WRITTEN TASK: Transcribe the data in full and exactly, omitting any pictures.
_ _ _ _ _
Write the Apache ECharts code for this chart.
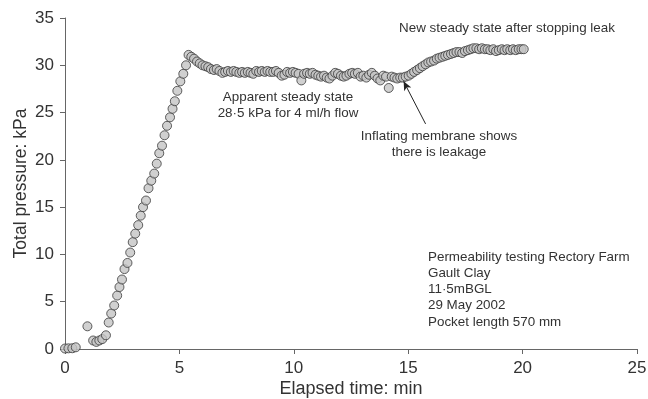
<!DOCTYPE html>
<html>
<head>
<meta charset="utf-8">
<script src="https://cdn.jsdelivr.net/npm/echarts@6/dist/echarts.min.js"></script>
<style>
  html, body { margin: 0; padding: 0; background: #fff; }
  #chart { width: 648px; height: 399px; }
</style>
</head>
<body>
<div id="chart"></div>
<script>
// Elapsed time (min) of each pressure reading
const elapsedMin = [
  0.00, 0.15, 0.32, 0.47, 0.98, 1.23, 1.37, 1.50, 1.63, 1.79,
  1.91, 2.02, 2.15, 2.28, 2.38, 2.49, 2.60, 2.73, 2.85, 2.96,
  3.07, 3.20, 3.31, 3.41, 3.54, 3.65, 3.77, 3.90, 4.01, 4.12,
  4.24, 4.35, 4.46, 4.59, 4.70, 4.80, 4.91, 5.04, 5.17, 5.29,
  5.40, 5.52, 5.64, 5.77, 5.89, 6.01, 6.14, 6.26, 6.38, 6.51,
  6.63, 6.75, 6.88, 7.00, 7.12, 7.25, 7.37, 7.49, 7.62, 7.74,
  7.86, 7.99, 8.11, 8.23, 8.36, 8.48, 8.60, 8.73, 8.85, 8.97,
  9.10, 9.22, 9.34, 9.47, 9.59, 9.71, 9.84, 9.96, 10.08, 10.21,
  10.33, 10.45, 10.58, 10.70, 10.82, 10.95, 11.07, 11.19, 11.32, 11.44,
  11.56, 11.69, 11.81, 11.93, 12.06, 12.18, 12.30, 12.43, 12.55, 12.67,
  12.80, 12.92, 13.04, 13.17, 13.29, 13.41, 13.54, 13.66, 13.78, 13.91,
  14.03, 14.15, 14.28, 14.40, 14.52, 14.65, 14.77, 14.89, 15.02, 15.14,
  15.26, 15.39, 15.51, 15.63, 15.76, 15.88, 16.00, 16.13, 16.25, 16.37,
  16.50, 16.62, 16.74, 16.87, 16.99, 17.11, 17.24, 17.36, 17.48, 17.61,
  17.73, 17.85, 17.98, 18.10, 18.22, 18.35, 18.47, 18.59, 18.72, 18.84,
  18.96, 19.09, 19.21, 19.33, 19.46, 19.58, 19.70, 19.83, 19.95, 20.05
];

// Total pressure (kPa) recorded at each time
const pressureKPa = [
  0.05, 0.07, 0.08, 0.18, 2.4, 0.9, 0.75, 0.9, 1.05, 1.45,
  2.8, 3.75, 4.6, 5.65, 6.55, 7.35, 8.45, 9.1, 10.2, 11.3,
  12.2, 13.1, 14.1, 15.0, 15.7, 17.0, 17.8, 18.55, 19.6, 20.7,
  21.5, 22.6, 23.6, 24.5, 25.4, 26.2, 27.3, 28.3, 29.1, 30.0,
  31.1, 30.9, 30.7, 30.4, 30.2, 30.0, 29.9, 29.8, 29.6, 29.5,
  29.6, 29.4, 29.2, 29.3, 29.4, 29.3, 29.4, 29.3, 29.2, 29.3,
  29.2, 29.3, 29.2, 29.1, 29.4, 29.3, 29.4, 29.3, 29.4, 29.3,
  29.3, 29.4, 29.2, 28.9, 29.0, 29.3, 29.2, 29.3, 29.2, 29.1,
  28.4, 29.1, 29.2, 29.1, 29.2, 29.0, 28.9, 28.8, 28.9, 28.7,
  28.6, 28.9, 29.2, 29.1, 28.9, 28.8, 28.9, 29.1, 29.2, 29.1,
  29.2, 28.8, 28.9, 28.7, 29.0, 29.2, 28.9, 28.6, 28.4, 28.9,
  28.8, 27.6, 28.8, 28.7, 28.6, 28.7, 28.7, 28.8, 28.9, 29.1,
  29.3, 29.5, 29.7, 29.9, 30.1, 30.3, 30.4, 30.5, 30.7, 30.8,
  30.9, 31.0, 31.1, 31.2, 31.3, 31.4, 31.4, 31.3, 31.5, 31.6,
  31.7, 31.8, 31.8, 31.7, 31.8, 31.7, 31.7, 31.6, 31.7, 31.5,
  31.6, 31.7, 31.6, 31.7, 31.6, 31.7, 31.6, 31.7, 31.7, 31.7
];

// Axis ticks
const xTicks = [0, 5, 10, 15, 20, 25];
const yTicks = [0, 5, 10, 15, 20, 25, 30, 35];

// Arrow pointing at the start of the leak (tail, head) in data units
const leakArrowTail = [15.76, 23.8];
const leakArrowHead = [14.80, 28.3];

// Test details block
const infoLines = [
  'Permeability testing Rectory Farm',
  'Gault Clay',
  '11\u00B75mBGL',
  '29 May 2002',
  'Pocket length 570 mm'
];

const points = elapsedMin.map((t, i) => [t, pressureKPa[i]]);

const FONT = '"Liberation Sans", Arial, sans-serif';
const textColor = '#333';
const axisColor = '#666';
const noteSize = 13.4;

const chart = echarts.init(document.getElementById('chart'), null, { renderer: 'canvas' });

chart.setOption({
  animation: false,
  backgroundColor: '#fff',
  grid: {
    left: 65, right: 11, top: 18, bottom: 50,
    containLabel: false,
    outerBoundsMode: 'none'
  },
  xAxis: {
    type: 'value',
    min: xTicks[0],
    max: xTicks[xTicks.length - 1],
    interval: xTicks[1] - xTicks[0],
    name: 'Elapsed time: min',
    nameLocation: 'middle',
    nameGap: 31,
    nameMoveOverlap: false,
    nameTextStyle: { fontFamily: FONT, fontSize: 18, color: textColor },
    axisLine: { lineStyle: { color: axisColor, width: 1 } },
    axisTick: { length: 5, lineStyle: { color: axisColor } },
    axisLabel: { fontFamily: FONT, fontSize: 17, color: textColor, margin: 11 },
    splitLine: { show: false }
  },
  yAxis: {
    type: 'value',
    min: yTicks[0],
    max: yTicks[yTicks.length - 1],
    interval: yTicks[1] - yTicks[0],
    name: 'Total pressure: kPa',
    nameLocation: 'middle',
    nameGap: 35,
    nameMoveOverlap: false,
    nameTextStyle: { fontFamily: FONT, fontSize: 17.5, color: textColor },
    axisLine: { show: true, lineStyle: { color: axisColor, width: 1 } },
    axisTick: { show: true, length: 5, lineStyle: { color: axisColor } },
    axisLabel: { fontFamily: FONT, fontSize: 17, color: textColor, margin: 11 },
    splitLine: { show: false }
  },
  series: [{
    type: 'scatter',
    data: points,
    symbol: 'circle',
    symbolSize: 9,
    itemStyle: { color: '#c4c4c4', borderColor: '#3a3a3a', borderWidth: 1 },
    markLine: {
      silent: true,
      symbol: ['none', 'arrow'],
      symbolSize: [6, 9],
      label: { show: false },
      lineStyle: { color: '#222', width: 1, type: 'solid' },
      data: [[{ coord: leakArrowTail }, { coord: leakArrowHead }]]
    }
  }],
  graphic: [
    {
      type: 'text',
      x: 288, y: 89,
      style: {
        text: 'Apparent steady state\n28\u00B75 kPa for 4 ml/h flow',
        fontFamily: FONT, fontSize: noteSize, fill: textColor,
        align: 'center', lineHeight: 16
      }
    },
    {
      type: 'text',
      x: 507, y: 22,
      style: {
        text: 'New steady state after stopping leak',
        fontFamily: FONT, fontSize: noteSize, fill: textColor, align: 'center'
      }
    },
    {
      type: 'text',
      x: 439, y: 128,
      style: {
        text: 'Inflating membrane shows\nthere is leakage',
        fontFamily: FONT, fontSize: noteSize, fill: textColor,
        align: 'center', lineHeight: 16
      }
    },
    {
      type: 'text',
      x: 428, y: 249,
      style: {
        text: infoLines.join('\n'),
        fontFamily: FONT, fontSize: noteSize, fill: textColor,
        align: 'left', lineHeight: 16.2
      }
    }
  ]
});
</script>
</body>
</html>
_ _ _ _ _
TASK SOLUTION:
Write the Apache ECharts code for this chart.
<!DOCTYPE html>
<html>
<head>
<meta charset="utf-8">
<script src="https://cdn.jsdelivr.net/npm/echarts@6/dist/echarts.min.js"></script>
<style>
  html, body { margin: 0; padding: 0; background: #fff; }
  #chart { width: 648px; height: 399px; }
</style>
</head>
<body>
<div id="chart"></div>
<script>
// Elapsed time (min) of each pressure reading
const elapsedMin = [
  0.00, 0.15, 0.32, 0.47, 0.98, 1.23, 1.37, 1.50, 1.63, 1.79,
  1.91, 2.02, 2.15, 2.28, 2.38, 2.49, 2.60, 2.73, 2.85, 2.96,
  3.07, 3.20, 3.31, 3.41, 3.54, 3.65, 3.77, 3.90, 4.01, 4.12,
  4.24, 4.35, 4.46, 4.59, 4.70, 4.80, 4.91, 5.04, 5.17, 5.29,
  5.40, 5.52, 5.64, 5.77, 5.89, 6.01, 6.14, 6.26, 6.38, 6.51,
  6.63, 6.75, 6.88, 7.00, 7.12, 7.25, 7.37, 7.49, 7.62, 7.74,
  7.86, 7.99, 8.11, 8.23, 8.36, 8.48, 8.60, 8.73, 8.85, 8.97,
  9.10, 9.22, 9.34, 9.47, 9.59, 9.71, 9.84, 9.96, 10.08, 10.21,
  10.33, 10.45, 10.58, 10.70, 10.82, 10.95, 11.07, 11.19, 11.32, 11.44,
  11.56, 11.69, 11.81, 11.93, 12.06, 12.18, 12.30, 12.43, 12.55, 12.67,
  12.80, 12.92, 13.04, 13.17, 13.29, 13.41, 13.54, 13.66, 13.78, 13.91,
  14.03, 14.15, 14.28, 14.40, 14.52, 14.65, 14.77, 14.89, 15.02, 15.14,
  15.26, 15.39, 15.51, 15.63, 15.76, 15.88, 16.00, 16.13, 16.25, 16.37,
  16.50, 16.62, 16.74, 16.87, 16.99, 17.11, 17.24, 17.36, 17.48, 17.61,
  17.73, 17.85, 17.98, 18.10, 18.22, 18.35, 18.47, 18.59, 18.72, 18.84,
  18.96, 19.09, 19.21, 19.33, 19.46, 19.58, 19.70, 19.83, 19.95, 20.05
];

// Total pressure (kPa) recorded at each time
const pressureKPa = [
  0.05, 0.07, 0.08, 0.18, 2.4, 0.9, 0.75, 0.9, 1.05, 1.45,
  2.8, 3.75, 4.6, 5.65, 6.55, 7.35, 8.45, 9.1, 10.2, 11.3,
  12.2, 13.1, 14.1, 15.0, 15.7, 17.0, 17.8, 18.55, 19.6, 20.7,
  21.5, 22.6, 23.6, 24.5, 25.4, 26.2, 27.3, 28.3, 29.1, 30.0,
  31.1, 30.9, 30.7, 30.4, 30.2, 30.0, 29.9, 29.8, 29.6, 29.5,
  29.6, 29.4, 29.2, 29.3, 29.4, 29.3, 29.4, 29.3, 29.2, 29.3,
  29.2, 29.3, 29.2, 29.1, 29.4, 29.3, 29.4, 29.3, 29.4, 29.3,
  29.3, 29.4, 29.2, 28.9, 29.0, 29.3, 29.2, 29.3, 29.2, 29.1,
  28.4, 29.1, 29.2, 29.1, 29.2, 29.0, 28.9, 28.8, 28.9, 28.7,
  28.6, 28.9, 29.2, 29.1, 28.9, 28.8, 28.9, 29.1, 29.2, 29.1,
  29.2, 28.8, 28.9, 28.7, 29.0, 29.2, 28.9, 28.6, 28.4, 28.9,
  28.8, 27.6, 28.8, 28.7, 28.6, 28.7, 28.7, 28.8, 28.9, 29.1,
  29.3, 29.5, 29.7, 29.9, 30.1, 30.3, 30.4, 30.5, 30.7, 30.8,
  30.9, 31.0, 31.1, 31.2, 31.3, 31.4, 31.4, 31.3, 31.5, 31.6,
  31.7, 31.8, 31.8, 31.7, 31.8, 31.7, 31.7, 31.6, 31.7, 31.5,
  31.6, 31.7, 31.6, 31.7, 31.6, 31.7, 31.6, 31.7, 31.7, 31.7
];

// Axis ticks
const xTicks = [0, 5, 10, 15, 20, 25];
const yTicks = [0, 5, 10, 15, 20, 25, 30, 35];

// Arrow pointing at the start of the leak (tail, head) in data units
const leakArrowTail = [15.76, 23.8];
const leakArrowHead = [14.80, 28.3];

// Test details block
const infoLines = [
  'Permeability testing Rectory Farm',
  'Gault Clay',
  '11\u00B75mBGL',
  '29 May 2002',
  'Pocket length 570 mm'
];

const points = elapsedMin.map((t, i) => [t, pressureKPa[i]]);

const FONT = '"Liberation Sans", Arial, sans-serif';
const textColor = '#333';
const axisColor = '#666';
const noteSize = 13.4;

const chart = echarts.init(document.getElementById('chart'), null, { renderer: 'canvas' });

chart.setOption({
  animation: false,
  backgroundColor: '#fff',
  grid: {
    left: 65, right: 11, top: 18, bottom: 50,
    containLabel: false,
    outerBoundsMode: 'none'
  },
  xAxis: {
    type: 'value',
    min: xTicks[0],
    max: xTicks[xTicks.length - 1],
    interval: xTicks[1] - xTicks[0],
    name: 'Elapsed time: min',
    nameLocation: 'middle',
    nameGap: 31,
    nameMoveOverlap: false,
    nameTextStyle: { fontFamily: FONT, fontSize: 18, color: textColor },
    axisLine: { lineStyle: { color: axisColor, width: 1 } },
    axisTick: { length: 5, lineStyle: { color: axisColor } },
    axisLabel: { fontFamily: FONT, fontSize: 17, color: textColor, margin: 11 },
    splitLine: { show: false }
  },
  yAxis: {
    type: 'value',
    min: yTicks[0],
    max: yTicks[yTicks.length - 1],
    interval: yTicks[1] - yTicks[0],
    name: 'Total pressure: kPa',
    nameLocation: 'middle',
    nameGap: 35,
    nameMoveOverlap: false,
    nameTextStyle: { fontFamily: FONT, fontSize: 17.5, color: textColor },
    axisLine: { show: true, lineStyle: { color: axisColor, width: 1 } },
    axisTick: { show: true, length: 5, lineStyle: { color: axisColor } },
    axisLabel: { fontFamily: FONT, fontSize: 17, color: textColor, margin: 11 },
    splitLine: { show: false }
  },
  series: [{
    type: 'scatter',
    data: points,
    symbol: 'circle',
    symbolSize: 9,
    itemStyle: { color: '#c4c4c4', borderColor: '#3a3a3a', borderWidth: 1 },
    markLine: {
      silent: true,
      symbol: ['none', 'arrow'],
      symbolSize: [6, 9],
      label: { show: false },
      lineStyle: { color: '#222', width: 1, type: 'solid' },
      data: [[{ coord: leakArrowTail }, { coord: leakArrowHead }]]
    }
  }],
  graphic: [
    {
      type: 'text',
      x: 288, y: 89,
      style: {
        text: 'Apparent steady state\n28\u00B75 kPa for 4 ml/h flow',
        fontFamily: FONT, fontSize: noteSize, fill: textColor,
        align: 'center', lineHeight: 16
      }
    },
    {
      type: 'text',
      x: 507, y: 22,
      style: {
        text: 'New steady state after stopping leak',
        fontFamily: FONT, fontSize: noteSize, fill: textColor, align: 'center'
      }
    },
    {
      type: 'text',
      x: 439, y: 128,
      style: {
        text: 'Inflating membrane shows\nthere is leakage',
        fontFamily: FONT, fontSize: noteSize, fill: textColor,
        align: 'center', lineHeight: 16
      }
    },
    {
      type: 'text',
      x: 428, y: 249,
      style: {
        text: infoLines.join('\n'),
        fontFamily: FONT, fontSize: noteSize, fill: textColor,
        align: 'left', lineHeight: 16.2
      }
    }
  ]
});
</script>
</body>
</html>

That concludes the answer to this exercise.